Obamacare mandated that all marketplace plans had to cover a wide variety of potential claims that were either elective or not covered at all prior to Obamacare.
So, when the marketplace priced all those extra costs into the premiums, guess what happened?
The premiums that would have been necessary to cover those risks eventually made it impossible to hide the fact that Obamacare was a poorly-thought-out boondoggle, so, in 2021 (the absurdly-named American Rescue Plan Act), and again in 2022 (the ironically-named Inflation Reduction Act), the Democrat-dominated Congress slid taxpayer money into two massive bills to keep the charade going for a couple of extra years.
They set the sunset date of December 31, 2025, too, BTW.
Many Democrats wanted universal single-payer, but not enough to pass it, so they had to go with the fucked-up mess that is Obamacare instead.
Not one Republican voted for Barack Hussein Obama's vanity project.
Obamacare passed Congress through two related bills due to procedural complications after the election of Republican Scott Brown to the Senate in January 2010, which cost Democrats their filibuster-proof majority.
- Senate passage: The Senate passed its version (H.R. 3590, originally a minor tax bill that was gutted and replaced with the ACA text) on December 24, 2009, by a vote of 60–39. All 60 votes in favor came from Democrats and the two independents who caucused with them (Bernie Sanders and Joe Lieberman).
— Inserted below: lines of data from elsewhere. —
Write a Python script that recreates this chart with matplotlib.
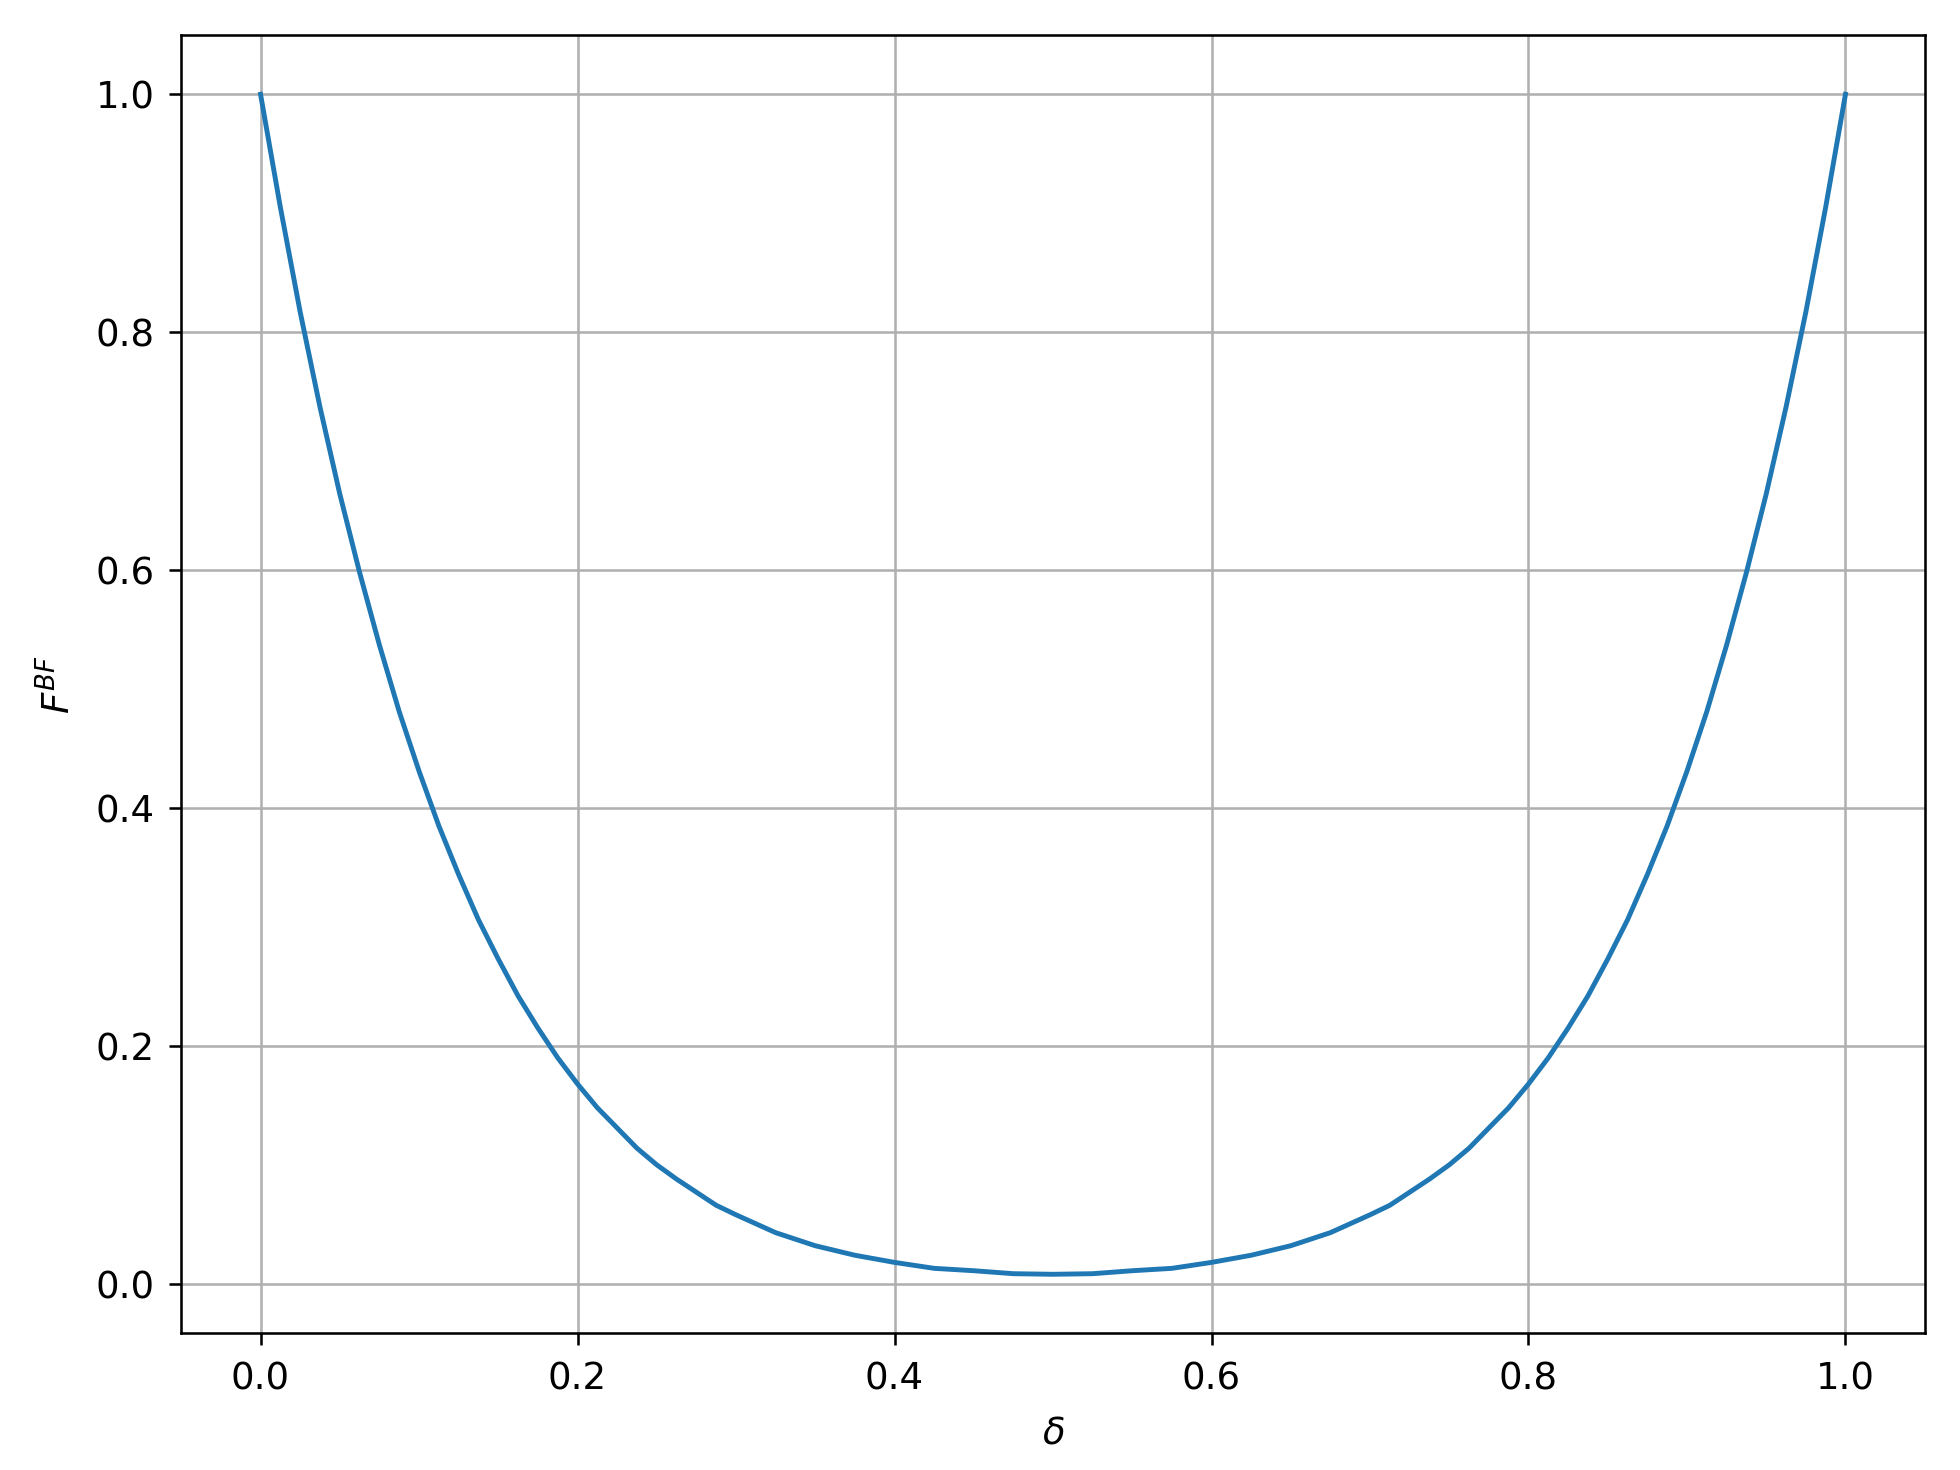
import numpy as np
import matplotlib
matplotlib.use("Agg")
import matplotlib.pyplot as plt

# valori (metà sinistra, la curva è simmetrica)
delta_left = [0.0, 0.0125, 0.025, 0.0375, 0.05, 0.0625, 0.075, 0.0875, 0.1,
              0.1125, 0.125, 0.1375, 0.15, 0.1625, 0.175, 0.1875, 0.2, 0.2125,
              0.225, 0.2375, 0.25, 0.2625, 0.275, 0.2875, 0.3, 0.325, 0.35,
              0.375, 0.4, 0.425, 0.45, 0.475, 0.5]
f_left = [1.0, 0.905, 0.817, 0.737, 0.664, 0.598, 0.537, 0.481, 0.431,
          0.385, 0.344, 0.306, 0.273, 0.242, 0.215, 0.190, 0.168, 0.148,
          0.131, 0.114, 0.100, 0.088, 0.077, 0.066, 0.058, 0.043, 0.032,
          0.024, 0.018, 0.013, 0.011, 0.0085, 0.008]

delta = delta_left + [round(1 - d, 4) for d in delta_left[-2::-1]]
f_bf = f_left + f_left[-2::-1]

fig, ax = plt.subplots(figsize=(6.4, 4.8), dpi=306.25)
fig.subplots_adjust(left=0.0925, right=0.982, top=0.976, bottom=0.093)
ax.plot(delta, f_bf, linewidth=1.15)
ax.set_xlabel(r'$\delta$', fontsize=8.7)
ax.set_ylabel(r'$F^{BF}$', fontsize=8.7)
ax.tick_params(labelsize=8.7, width=0.6, length=2.8)
for s in ax.spines.values():
    s.set_linewidth(0.6)
ax.grid(True, linewidth=0.6)
plt.savefig("out.png")
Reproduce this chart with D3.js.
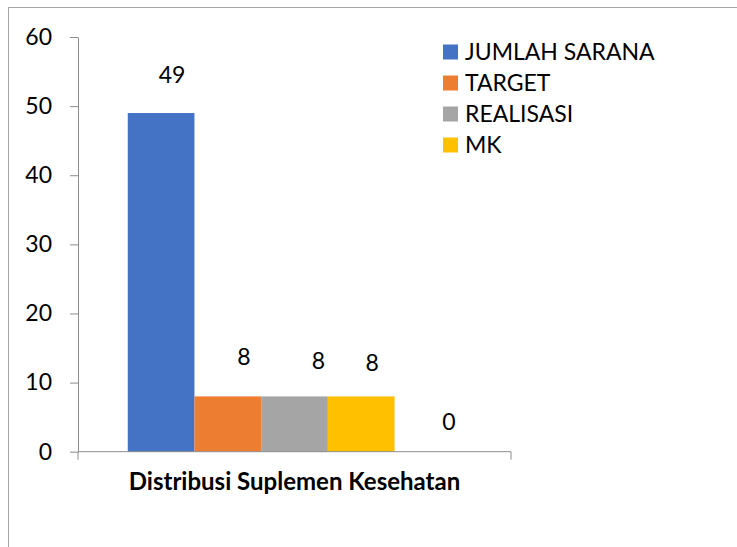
<!DOCTYPE html>
<html><head><meta charset="utf-8">
<script src="https://cdn.jsdelivr.net/npm/d3@7"></script>
<style>body{margin:0;background:#fff;} text{font-family:Lato,"Open Sans",sans-serif;}</style>
</head><body>
<svg id="c" width="737" height="547"></svg>
<script>
const category = ["Distribusi Suplemen Kesehatan"];
const seriesNames = ["JUMLAH SARANA", "TARGET", "REALISASI", "MK", ""];
const values = [49, 8, 8, 8, 0];
const colors = ["#4472C4", "#ED7D31", "#A5A5A5", "#FFC000", "#5B9BD5"];
const yTicks = [0, 10, 20, 30, 40, 50, 60];
// manual label nudges (layout, px)
const labelDx = [11, 16, 24, 11, 21];
const labelDy = [-38, -39, -35, -33, -30];

const svg = d3.select("#c");
svg.append("rect").attr("x", 8.5).attr("y", 7.5).attr("width", 740).attr("height", 560)
  .attr("fill", "none").attr("stroke", "#a6a6a6").attr("stroke-width", 1);

const x0 = 78, x1 = 511, yTop = 37, yBot = 451.7;
const y = d3.scaleLinear().domain([0, 60]).range([yBot, yTop]);
const xc = d3.scaleBand().domain(category).range([x0, x1]).paddingInner(0).paddingOuter(0);
const xs = d3.scaleBand().domain(d3.range(values.length)).range([0, xc.bandwidth()]).paddingOuter(0.746).paddingInner(0);

const yAxis = svg.append("g").attr("transform", `translate(${x0},0)`)
  .call(d3.axisLeft(y).tickValues(yTicks).tickSize(8).tickPadding(18).tickSizeOuter(0));
yAxis.select(".domain").attr("stroke", "#8c8c8c");
yAxis.selectAll(".tick line").attr("stroke", "#8c8c8c");
yAxis.selectAll(".tick text").attr("font-size", 23).attr("fill", "#000").attr("font-family", "Lato,'Open Sans',sans-serif");

const g = svg.append("g");
category.forEach(c => {
  values.forEach((v, i) => {
    g.append("rect").attr("x", xc(c) + xs(i)).attr("y", y(v))
      .attr("width", xs.bandwidth()).attr("height", y(0) - y(v)).attr("fill", colors[i]);
    g.append("text").attr("x", xc(c) + xs(i) + xs.bandwidth() / 2 + labelDx[i])
      .attr("y", y(v) + labelDy[i]).attr("dy", "0.35em").attr("text-anchor", "middle")
      .attr("font-size", 23).attr("fill", "#000").text(v);
  });
});

// x axis
const xa = svg.append("g");
xa.append("line").attr("x1", x0).attr("x2", x1).attr("y1", yBot).attr("y2", yBot).attr("stroke", "#8c8c8c");
[x0, x1].forEach(px => xa.append("line").attr("x1", px).attr("x2", px).attr("y1", yBot).attr("y2", yBot + 8).attr("stroke", "#8c8c8c"));
xa.append("text").attr("x", xc(category[0]) + xc.bandwidth() / 2).attr("y", 482).attr("dy", "0.35em")
  .attr("text-anchor", "middle").attr("font-size", 24).attr("font-weight", "bold").attr("fill", "#000").text(category[0]);

// legend
const leg = svg.append("g");
seriesNames.filter(n => n).forEach((n, i) => {
  const cy = 52 + i * 31;
  leg.append("rect").attr("x", 443).attr("y", cy - 7.5).attr("width", 15).attr("height", 15).attr("fill", colors[i]);
  leg.append("text").attr("x", 465).attr("y", cy).attr("dy", "0.35em").attr("font-size", 23).attr("fill", "#000").text(n);
});
</script>
</body></html>
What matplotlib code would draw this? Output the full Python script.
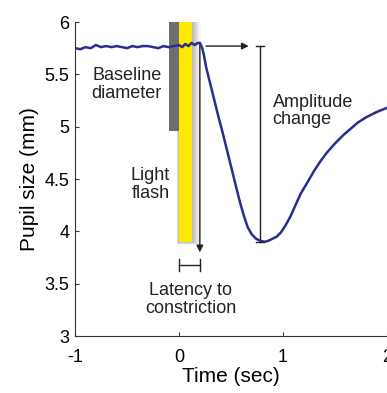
import matplotlib.pyplot as plt
from matplotlib.patches import Rectangle

plt.rcParams['font.family'] = ['Liberation Sans', 'DejaVu Sans']

# pupil trace (time in sec, size in mm)
time_s = [-1.0, -0.95, -0.9, -0.85, -0.8, -0.75, -0.7, -0.65, -0.6, -0.55,
          -0.5, -0.45, -0.4, -0.35, -0.3, -0.25, -0.2, -0.15, -0.1, -0.05,
          0.0, 0.03, 0.06, 0.09, 0.12, 0.15, 0.18, 0.2, 0.22, 0.24,
          0.26, 0.3, 0.34, 0.38, 0.42, 0.46, 0.5, 0.54, 0.58, 0.62,
          0.66, 0.7, 0.74, 0.78, 0.82, 0.86, 0.9, 0.94, 0.98, 1.02,
          1.07, 1.12, 1.17, 1.23, 1.3, 1.36, 1.42, 1.5, 1.58, 1.65,
          1.72, 1.8, 1.9, 2.0]
pupil_mm = [5.75, 5.74, 5.76, 5.75, 5.78, 5.76, 5.77, 5.76, 5.77, 5.76,
            5.75, 5.77, 5.76, 5.77, 5.77, 5.76, 5.75, 5.77, 5.76, 5.77,
            5.78, 5.76, 5.79, 5.77, 5.8, 5.78, 5.8, 5.8, 5.76, 5.68,
            5.57, 5.41, 5.25, 5.09, 4.94, 4.78, 4.62, 4.46, 4.3, 4.16,
            4.04, 3.97, 3.93, 3.91, 3.9, 3.91, 3.93, 3.95, 3.99, 4.05,
            4.14, 4.25, 4.36, 4.46, 4.58, 4.67, 4.75, 4.84, 4.92, 4.98,
            5.04, 5.09, 5.14, 5.18]

baseline_win = (-0.1, 0.0, 4.96)    # grey bar: start, end, bottom
flash_win = (0.0, 0.125, 3.9)       # yellow bar: start, end, bottom
baseline_mm = 5.77
min_mm = 3.9
min_t = 0.78
latency = (0.0, 0.2)

fig = plt.figure(figsize=(3.87, 3.93), dpi=100)
ax = fig.add_axes([0.194, 0.145, 0.806, 0.799])

# soft shadow round the flash bar
for k in range(8):
    pad = 0.006 * (8 - k)
    ax.add_patch(Rectangle((flash_win[0] - pad * 0.5, flash_win[2] - pad * 0.6),
                           flash_win[1] - flash_win[0] + pad * 2.2,
                           6.0 - flash_win[2] + pad * 3,
                           color='black', alpha=0.035, lw=0, zorder=1))
ax.add_patch(Rectangle((baseline_win[0], baseline_win[2]),
                       baseline_win[1] - baseline_win[0], 6.0 - baseline_win[2],
                       color='#6e6e6e', lw=0, zorder=2))
ax.add_patch(Rectangle((flash_win[0], flash_win[2]),
                       flash_win[1] - flash_win[0], 6.0 - flash_win[2],
                       color='#ffe800', lw=0, zorder=2))

ax.plot(time_s, pupil_mm, color='#2a2d8c', lw=1.8, zorder=4)

# latency arrow going down
ax.annotate('', xy=(0.2, 3.8), xytext=(0.2, 5.8),
            arrowprops=dict(arrowstyle='-|>', color='#222222', lw=1,
                            mutation_scale=10, shrinkA=0, shrinkB=0), zorder=3)
# horizontal arrow to amplitude bar
ax.annotate('', xy=(0.67, baseline_mm), xytext=(0.26, baseline_mm),
            arrowprops=dict(arrowstyle='-|>', color='#222222', lw=1,
                            mutation_scale=10, shrinkA=0, shrinkB=0), zorder=3)
# amplitude bar with caps
ax.plot([min_t, min_t], [min_mm, baseline_mm], color='#222222', lw=1, zorder=3)
ax.plot([min_t - 0.04, min_t + 0.04], [baseline_mm] * 2, color='#222222', lw=1)
ax.plot([min_t - 0.04, min_t + 0.04], [min_mm] * 2, color='#222222', lw=1, zorder=5)
# latency bracket
ax.plot(latency, [3.68, 3.68], color='#222222', lw=1)
for t in latency:
    ax.plot([t, t], [3.62, 3.74], color='#222222', lw=1)

tkw = dict(fontsize=13, color='#222222', linespacing=1.05)
ax.text(-0.17, 5.4, 'Baseline\ndiameter', ha='right', va='center', **tkw)
ax.text(-0.09, 4.45, 'Light\nflash', ha='right', va='center', **tkw)
ax.text(0.9, 5.15, 'Amplitude\nchange', ha='left', va='center', **tkw)
ax.text(0.11, 3.35, 'Latency to\nconstriction', ha='center', va='center', **tkw)

ax.set_xlim(-1, 2)
ax.set_ylim(3, 6)
ax.set_xticks([-1, 0, 1, 2])
ax.set_xticklabels(['-1', '0', '1', '2'])
ax.set_yticks([3, 3.5, 4, 4.5, 5, 5.5, 6])
ax.set_yticklabels(['3', '3.5', '4', '4.5', '5', '5.5', '6'])
ax.tick_params(direction='in', length=3, labelsize=13, color='#333333')
ax.tick_params(axis='x', pad=9)
ax.tick_params(axis='y', pad=4)
ax.spines['top'].set_visible(False)
ax.spines['right'].set_visible(False)
for s in ['left', 'bottom']:
    ax.spines[s].set_color('#333333')
    ax.spines[s].set_linewidth(0.8)
ax.set_xlabel('Time (sec)', fontsize=15, labelpad=1)
ax.set_ylabel('Pupil size (mm)', fontsize=15, labelpad=4)

fig.savefig('out.png', dpi=100)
No Republicans voted for it.
- House passage: The House initially passed its own version of the ACA on November 7, 2009 (220–215). After the Senate's December passage, the House adopted the Senate's bill on March 21, 2010, by a vote of 219–212. No Republicans voted for it. On the same day, the House also passed a separate reconciliation bill (the Health Care and Education Reconciliation Act of 2010) by 220–211 to make amendments; this went to the Senate and was signed into law on March 30, 2010.
Barack Hussein Obama signed the main ACA bill into law on March 23, 2010.In total, zero Republicans in either chamber voted for the final ACA legislation that became law. (One Republican, Rep. Joseph Cao of Louisiana, had voted for the initial House version in November 2009, but he voted against the Senate bill in March 2010.)